▸ Challenge: Restate the whole listing word for word. Pictures are left out.

Begin Source excerpt

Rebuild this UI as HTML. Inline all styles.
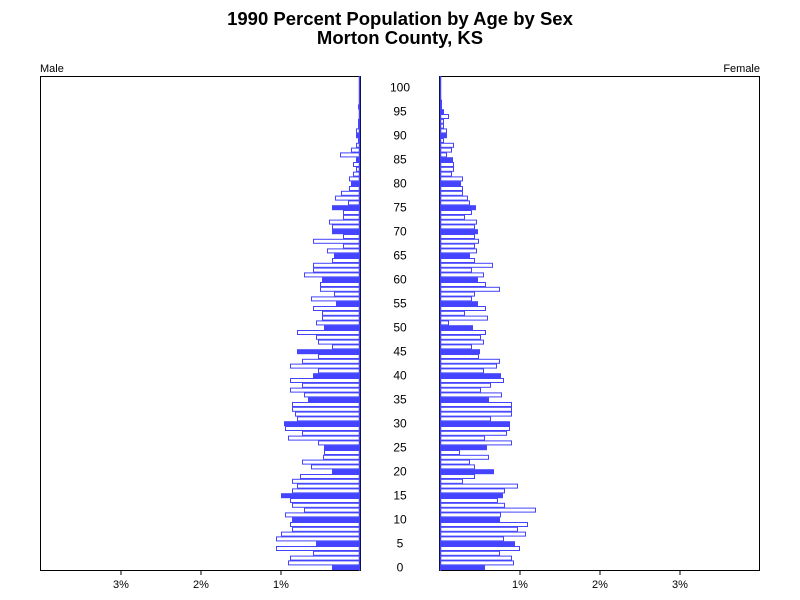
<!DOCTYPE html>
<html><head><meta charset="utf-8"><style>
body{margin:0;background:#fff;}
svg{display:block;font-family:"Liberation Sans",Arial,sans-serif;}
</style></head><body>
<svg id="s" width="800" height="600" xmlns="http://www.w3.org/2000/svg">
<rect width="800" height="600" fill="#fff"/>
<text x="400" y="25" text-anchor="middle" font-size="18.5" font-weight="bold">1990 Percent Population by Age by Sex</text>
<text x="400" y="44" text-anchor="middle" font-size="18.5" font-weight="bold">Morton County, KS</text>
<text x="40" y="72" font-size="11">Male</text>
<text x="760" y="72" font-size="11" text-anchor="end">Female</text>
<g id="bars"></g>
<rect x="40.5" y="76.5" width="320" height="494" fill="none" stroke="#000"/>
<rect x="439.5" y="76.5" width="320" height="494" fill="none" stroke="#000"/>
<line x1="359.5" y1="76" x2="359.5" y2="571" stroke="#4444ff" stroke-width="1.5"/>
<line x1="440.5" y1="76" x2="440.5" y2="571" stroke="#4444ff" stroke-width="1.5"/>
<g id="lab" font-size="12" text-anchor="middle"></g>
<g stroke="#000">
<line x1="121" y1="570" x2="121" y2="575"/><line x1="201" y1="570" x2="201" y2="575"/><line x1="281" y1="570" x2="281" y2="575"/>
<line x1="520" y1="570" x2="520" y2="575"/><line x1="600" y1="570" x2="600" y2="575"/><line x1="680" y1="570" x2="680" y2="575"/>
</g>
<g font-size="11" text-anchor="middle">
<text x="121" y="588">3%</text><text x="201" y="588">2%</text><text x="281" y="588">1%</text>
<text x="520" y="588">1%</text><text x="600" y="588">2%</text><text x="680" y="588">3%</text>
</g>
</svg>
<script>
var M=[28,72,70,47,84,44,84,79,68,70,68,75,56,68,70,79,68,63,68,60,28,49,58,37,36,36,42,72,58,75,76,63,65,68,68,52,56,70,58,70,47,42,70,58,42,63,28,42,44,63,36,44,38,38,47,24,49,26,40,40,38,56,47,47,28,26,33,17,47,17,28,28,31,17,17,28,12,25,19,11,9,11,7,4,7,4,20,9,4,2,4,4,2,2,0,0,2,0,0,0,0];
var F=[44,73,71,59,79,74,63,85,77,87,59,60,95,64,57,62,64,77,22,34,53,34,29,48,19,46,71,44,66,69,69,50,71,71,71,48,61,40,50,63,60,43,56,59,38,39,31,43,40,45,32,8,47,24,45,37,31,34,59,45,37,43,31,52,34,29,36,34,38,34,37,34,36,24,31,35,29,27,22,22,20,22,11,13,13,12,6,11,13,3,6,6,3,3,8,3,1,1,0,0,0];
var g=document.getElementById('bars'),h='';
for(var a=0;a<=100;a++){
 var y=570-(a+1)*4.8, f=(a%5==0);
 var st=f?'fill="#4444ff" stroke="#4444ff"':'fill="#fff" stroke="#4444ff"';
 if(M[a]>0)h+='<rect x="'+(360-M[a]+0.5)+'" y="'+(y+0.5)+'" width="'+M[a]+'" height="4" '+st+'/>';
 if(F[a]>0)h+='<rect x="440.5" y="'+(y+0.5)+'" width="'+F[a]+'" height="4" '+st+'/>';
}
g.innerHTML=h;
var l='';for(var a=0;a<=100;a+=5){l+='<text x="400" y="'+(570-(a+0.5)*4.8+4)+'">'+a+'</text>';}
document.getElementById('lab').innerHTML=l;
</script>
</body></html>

End Source excerpt

▸ Output of the exercise:
Rebuild this UI as HTML. Inline all styles.
<!DOCTYPE html>
<html><head><meta charset="utf-8"><style>
body{margin:0;background:#fff;}
svg{display:block;font-family:"Liberation Sans",Arial,sans-serif;}
</style></head><body>
<svg id="s" width="800" height="600" xmlns="http://www.w3.org/2000/svg">
<rect width="800" height="600" fill="#fff"/>
<text x="400" y="25" text-anchor="middle" font-size="18.5" font-weight="bold">1990 Percent Population by Age by Sex</text>
<text x="400" y="44" text-anchor="middle" font-size="18.5" font-weight="bold">Morton County, KS</text>
<text x="40" y="72" font-size="11">Male</text>
<text x="760" y="72" font-size="11" text-anchor="end">Female</text>
<g id="bars"></g>
<rect x="40.5" y="76.5" width="320" height="494" fill="none" stroke="#000"/>
<rect x="439.5" y="76.5" width="320" height="494" fill="none" stroke="#000"/>
<line x1="359.5" y1="76" x2="359.5" y2="571" stroke="#4444ff" stroke-width="1.5"/>
<line x1="440.5" y1="76" x2="440.5" y2="571" stroke="#4444ff" stroke-width="1.5"/>
<g id="lab" font-size="12" text-anchor="middle"></g>
<g stroke="#000">
<line x1="121" y1="570" x2="121" y2="575"/><line x1="201" y1="570" x2="201" y2="575"/><line x1="281" y1="570" x2="281" y2="575"/>
<line x1="520" y1="570" x2="520" y2="575"/><line x1="600" y1="570" x2="600" y2="575"/><line x1="680" y1="570" x2="680" y2="575"/>
</g>
<g font-size="11" text-anchor="middle">
<text x="121" y="588">3%</text><text x="201" y="588">2%</text><text x="281" y="588">1%</text>
<text x="520" y="588">1%</text><text x="600" y="588">2%</text><text x="680" y="588">3%</text>
</g>
</svg>
<script>
var M=[28,72,70,47,84,44,84,79,68,70,68,75,56,68,70,79,68,63,68,60,28,49,58,37,36,36,42,72,58,75,76,63,65,68,68,52,56,70,58,70,47,42,70,58,42,63,28,42,44,63,36,44,38,38,47,24,49,26,40,40,38,56,47,47,28,26,33,17,47,17,28,28,31,17,17,28,12,25,19,11,9,11,7,4,7,4,20,9,4,2,4,4,2,2,0,0,2,0,0,0,0];
var F=[44,73,71,59,79,74,63,85,77,87,59,60,95,64,57,62,64,77,22,34,53,34,29,48,19,46,71,44,66,69,69,50,71,71,71,48,61,40,50,63,60,43,56,59,38,39,31,43,40,45,32,8,47,24,45,37,31,34,59,45,37,43,31,52,34,29,36,34,38,34,37,34,36,24,31,35,29,27,22,22,20,22,11,13,13,12,6,11,13,3,6,6,3,3,8,3,1,1,0,0,0];
var g=document.getElementById('bars'),h='';
for(var a=0;a<=100;a++){
 var y=570-(a+1)*4.8, f=(a%5==0);
 var st=f?'fill="#4444ff" stroke="#4444ff"':'fill="#fff" stroke="#4444ff"';
 if(M[a]>0)h+='<rect x="'+(360-M[a]+0.5)+'" y="'+(y+0.5)+'" width="'+M[a]+'" height="4" '+st+'/>';
 if(F[a]>0)h+='<rect x="440.5" y="'+(y+0.5)+'" width="'+F[a]+'" height="4" '+st+'/>';
}
g.innerHTML=h;
var l='';for(var a=0;a<=100;a+=5){l+='<text x="400" y="'+(570-(a+0.5)*4.8+4)+'">'+a+'</text>';}
document.getElementById('lab').innerHTML=l;
</script>
</body></html>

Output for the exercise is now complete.